This is not really possible at the moment. This 3D version is using WebGL in Javascript running as a web-application, while the downloadable binary is implemented in C.
So the C version can use the OpenGL C API. Three.js is a big abstraction layer on top of WebGL, but it's certainly in the realm of possibilities. There are C abstraction layers as well.
Electron apps can work great. I have noticed a general bias against all Electron apps and I think it is because of how poorly Atom performed when it was first released. Virtual Studio Code, and RStudio are shinning examples of a good Electron App.

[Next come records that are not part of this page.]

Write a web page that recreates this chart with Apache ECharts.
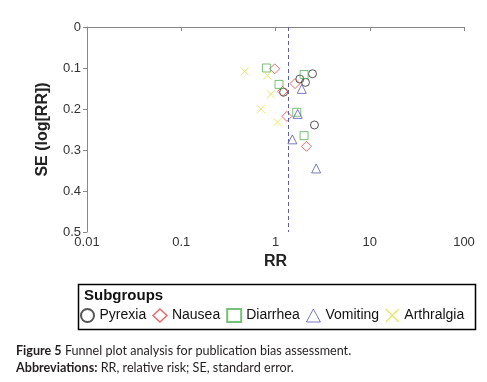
<!DOCTYPE html>
<html>
<head>
<meta charset="utf-8">
<script src="https://cdn.jsdelivr.net/npm/echarts@6/dist/echarts.min.js"></script>
<style>html,body{margin:0;padding:0;background:#fff}#c{width:487px;height:382px}</style>
</head>
<body>
<div id="c"></div>
<script>
const seriesNames = ['Pyrexia', 'Nausea', 'Diarrhea', 'Vomiting', 'Arthralgia'];
const pyrexia = [[2.47, 0.114], [1.81, 0.127], [2.08, 0.135], [1.22, 0.159], [2.59, 0.239]];
const nausea = [[0.98, 0.102], [1.61, 0.138], [1.19, 0.157], [1.32, 0.218], [2.13, 0.291]];
const diarrhea = [[0.80, 0.100], [2.01, 0.116], [1.09, 0.140], [1.68, 0.208], [2.01, 0.265]];
const vomiting = [[1.90, 0.151], [1.72, 0.212], [1.51, 0.274], [2.70, 0.345]];
const arthralgia = [[0.47, 0.108], [0.82, 0.118], [0.89, 0.164], [0.70, 0.200], [1.05, 0.232]];
const pooledRR = 1.36;
const yTicks = [0, 0.1, 0.2, 0.3, 0.4, 0.5];
const xTicks = [0.01, 0.1, 1, 10, 100];

const colors = ['#2a2a2a', '#e0464a', '#56b056', '#5a5aa6', '#e2e24a'];
const symbols = ['circle', 'diamond', 'rect', 'triangle', 'path://M0,0L10,10M0,10L10,0'];
const sizes = [8, 10, 8, 9, 8];
const datasets = [pyrexia, nausea, diarrhea, vomiting, arthralgia];
const legendWidths = [2, 1.5, 2, 1, 1.5];

const chart = echarts.init(document.getElementById('c'));
const series = seriesNames.map((n, i) => ({
  name: n,
  type: 'scatter',
  data: datasets[i],
  symbol: symbols[i],
  symbolSize: sizes[i],
  itemStyle: { color: 'rgba(0,0,0,0)', borderColor: colors[i], borderWidth: 1 },
  emphasis: { disabled: true },
  markLine: i === 0 ? {
    silent: true, symbol: 'none', label: { show: false },
    lineStyle: { type: [4, 3], color: '#6060a8', width: 1 },
    data: [{ xAxis: pooledRR }]
  } : undefined
}));

chart.setOption({
  animation: false,
  grid: { left: 87, right: 23, top: 27, bottom: 150 },
  xAxis: {
    type: 'log', logBase: 10, min: xTicks[0], max: xTicks[xTicks.length - 1],
    name: 'RR', nameLocation: 'middle', nameGap: 22,
    nameTextStyle: { fontFamily: 'Liberation Sans', fontWeight: 'bold', fontSize: 16, color: '#222' },
    axisLine: { lineStyle: { color: '#888' } },
    axisTick: { length: 4, lineStyle: { color: '#888' } },
    axisLabel: { fontFamily: 'Liberation Sans', fontSize: 13, color: '#333', margin: 4,
      formatter: v => String(v) },
    splitLine: { show: false }
  },
  yAxis: {
    type: 'value', inverse: true, min: yTicks[0], max: yTicks[yTicks.length - 1], interval: 0.1,
    name: 'SE (log[RR])', nameLocation: 'middle', nameGap: 36,
    nameTextStyle: { fontFamily: 'Liberation Sans', fontWeight: 'bold', fontSize: 16, color: '#222' },
    axisLine: { show: true, lineStyle: { color: '#888' } },
    axisTick: { show: true, length: 4, lineStyle: { color: '#888' } },
    axisLabel: { fontFamily: 'Liberation Sans', fontSize: 13, color: '#333', margin: 6,
      formatter: v => String(+v.toFixed(1)) },
    splitLine: { show: false }
  },
  legend: {
    left: 80, top: 308, width: 420, padding: 0, itemWidth: 14, itemHeight: 13, itemGap: 6,
    selectedMode: false,
    textStyle: { fontFamily: 'Liberation Sans', fontSize: 14, color: '#111' },
    data: seriesNames.map((n, i) => ({
      name: n, icon: symbols[i],
      itemStyle: { color: 'rgba(0,0,0,0)', borderColor: colors[i], borderWidth: legendWidths[i] }
    }))
  },
  graphic: [
    { type: 'rect', left: 76, top: 282, shape: { width: 397, height: 45 },
      style: { fill: 'none', stroke: '#000', lineWidth: 1.5 } },
    { type: 'text', left: 84, top: 288,
      style: { text: 'Subgroups', font: 'bold 15px "Liberation Sans"', fill: '#111' } },
    { type: 'text', left: 16, top: 344,
      style: { text: '{b|Figure 5} Funnel plot analysis for publication bias assessment.',
        font: '12.6px Lato', fill: '#231f20',
        rich: { b: { fontWeight: 'bold', fontFamily: 'Lato', fontSize: 12.6, fill: '#231f20' } } } },
    { type: 'text', left: 16, top: 361,
      style: { text: '{b|Abbreviations:} RR, relative risk; SE, standard error.',
        font: '12.6px Lato', fill: '#231f20',
        rich: { b: { fontWeight: 'bold', fontFamily: 'Lato', fontSize: 12.6, fill: '#231f20' } } } }
  ],
  series: series
});
</script>
</body>
</html>
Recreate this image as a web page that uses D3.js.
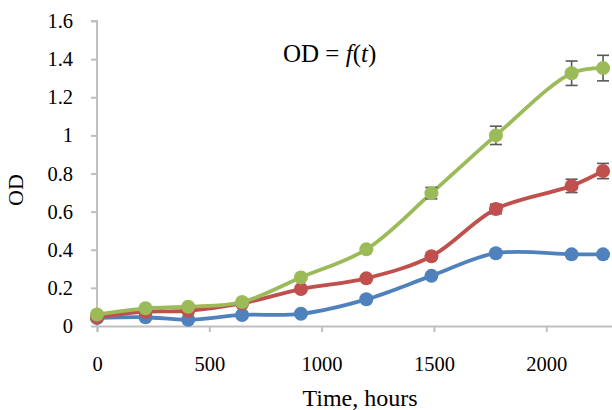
<!DOCTYPE html>
<html>
<head>
<meta charset="utf-8">
<script src="https://cdn.jsdelivr.net/npm/d3@7"></script>
<style>
  body { margin: 0; background: #fff; }
  svg { font-family: "Liberation Serif", "Times New Roman", serif; }
</style>
</head>
<body>
<div class="chart"></div>
<script>
// Data.
var hours = [0, 216, 406, 646, 908, 1199, 1489, 1776, 2113, 2253];
var blueOD = [0.042, 0.046, 0.033, 0.058, 0.064, 0.14, 0.263, 0.382, 0.376, 0.376];
var redOD = [0.045, 0.075, 0.08, 0.118, 0.194, 0.25, 0.366, 0.614, 0.735, 0.813];
var greenOD = [0.06, 0.093, 0.101, 0.126, 0.255, 0.402, 0.697, 1.0, 1.326, 1.353];
var blueErr = [0, 0, 0, 0, 0, 0, 0, 0, 0, 0];
var redErr = [0, 0, 0, 0, 0, 0, 0, 0.025, 0.035, 0.04];
var greenErr = [0, 0, 0, 0, 0, 0, 0.03, 0.048, 0.064, 0.067];
var xTicks = [0, 500, 1000, 1500, 2000];
var yTicks = [0, 0.2, 0.4, 0.6, 0.8, 1, 1.2, 1.4, 1.6];
var yTickLabels = ["0", "0.2", "0.4", "0.6", "0.8", "1", "1.2", "1.4", "1.6"];

var w = 612,
    h = 410;

var svg = d3.select(".chart").append("svg")
  .attr("width", w)
  .attr("height", h);

var xScale = d3.scaleLinear()
  .domain([0, 2300])
  .range([97, 613.6]);

var yScale = d3.scaleLinear()
  .domain([0, 1.6])
  .range([326, 21]);

var axisColor = "#bfbfbf";

// Axes
var xAxis = d3.axisBottom(xScale)
  .tickValues(xTicks)
  .tickSize(6)
  .tickPadding(24)
  .tickFormat(d3.format("d"));

var yAxis = d3.axisLeft(yScale)
  .tickValues(yTicks)
  .tickSize(6)
  .tickPadding(18)
  .tickFormat(function(d, i) { return yTickLabels[i]; });

var gx = svg.append("g")
  .attr("transform", "translate(0," + yScale(0) + ")")
  .call(xAxis);

var gy = svg.append("g")
  .attr("transform", "translate(" + xScale(0) + ",0)")
  .call(yAxis);

[gx, gy].forEach(function(g) {
  g.select(".domain").attr("stroke", axisColor).attr("stroke-width", 2);
  g.selectAll(".tick line").attr("stroke", axisColor).attr("stroke-width", 2);
  g.selectAll(".tick text")
    .attr("fill", "#000")
    .style("font-size", "20.5px")
    .style("font-family", "Liberation Serif, serif");
});
gy.select(".domain").attr("d", "M-6," + yScale(1.6) + "H0V" + yScale(0));

// Series
var series = [
  { name: "blue", color: "#4f81bd", values: blueOD, err: blueErr },
  { name: "red", color: "#c0504d", values: redOD, err: redErr },
  { name: "green", color: "#9bbb59", values: greenOD, err: greenErr }
];

var line = d3.line()
  .x(function(d) { return xScale(d[0]); })
  .y(function(d) { return yScale(d[1]); })
  .curve(d3.curveCatmullRom.alpha(0.5));

series.forEach(function(s) {
  var pts = hours.map(function(t, i) { return [t, s.values[i], s.err[i]]; });

  svg.append("path")
    .datum(pts)
    .attr("d", line)
    .attr("fill", "none")
    .attr("stroke", s.color)
    .attr("stroke-width", 3.8);

  // Error bars
  var eb = svg.append("g")
    .attr("stroke", "#595959")
    .attr("stroke-width", 1.6);
  pts.filter(function(d) { return d[2] > 0; }).forEach(function(d) {
    var x = xScale(d[0]),
        y1 = yScale(d[1] + d[2]),
        y2 = yScale(d[1] - d[2]);
    eb.append("line").attr("x1", x).attr("x2", x).attr("y1", y1).attr("y2", y2);
    eb.append("line").attr("x1", x - 6).attr("x2", x + 6).attr("y1", y1).attr("y2", y1);
    eb.append("line").attr("x1", x - 6).attr("x2", x + 6).attr("y1", y2).attr("y2", y2);
  });

  svg.append("g").selectAll("circle")
    .data(pts)
    .enter()
    .append("circle")
    .attr("cx", function(d) { return xScale(d[0]); })
    .attr("cy", function(d) { return yScale(d[1]); })
    .attr("r", 7)
    .attr("fill", s.color);
});

// Labels
svg.append("text")
  .attr("x", 360)
  .attr("y", 406)
  .style("text-anchor", "middle")
  .style("font-size", "24px")
  .text("Time, hours");

svg.append("text")
  .attr("transform", "translate(23,190) rotate(-90)")
  .style("text-anchor", "middle")
  .style("font-size", "22px")
  .text("OD");

var title = svg.append("text")
  .attr("x", 283)
  .attr("y", 62)
  .style("font-size", "25px");
title.append("tspan").text("OD = ");
title.append("tspan").style("font-style", "italic").text("f");
title.append("tspan").text("(");
title.append("tspan").style("font-style", "italic").text("t");
title.append("tspan").text(")");
</script>
</body>
</html>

I've run many other Electron apps - they all suffer from the same problems. Ugly non-native UI, DPI scaling that doesn't quite work right, poor platform integration and massive binaries.
Additionally, with something like this, I'd imagine it would be quite possible to port to a simple Node based system with OpenGL support without the need to embed a browser. Would probably improve performance too due to removed sandboxing.
There's a node-webgl package which provides all of the OpenGL ES features with no need for the web browser part, there's also SDL and GLFW bindings available. While it's not full OpenGL - I couldn't find any well maintained GL bindings at least - it should be completely sufficient to port a WebGL project.
I've searched a lot for such a package, most are five years old and doesn't work. Best I could find was the x11 package, but most examples doesn't work. And if you go with a wrapper you could as well use Electron or nw.js witch I'm using atm.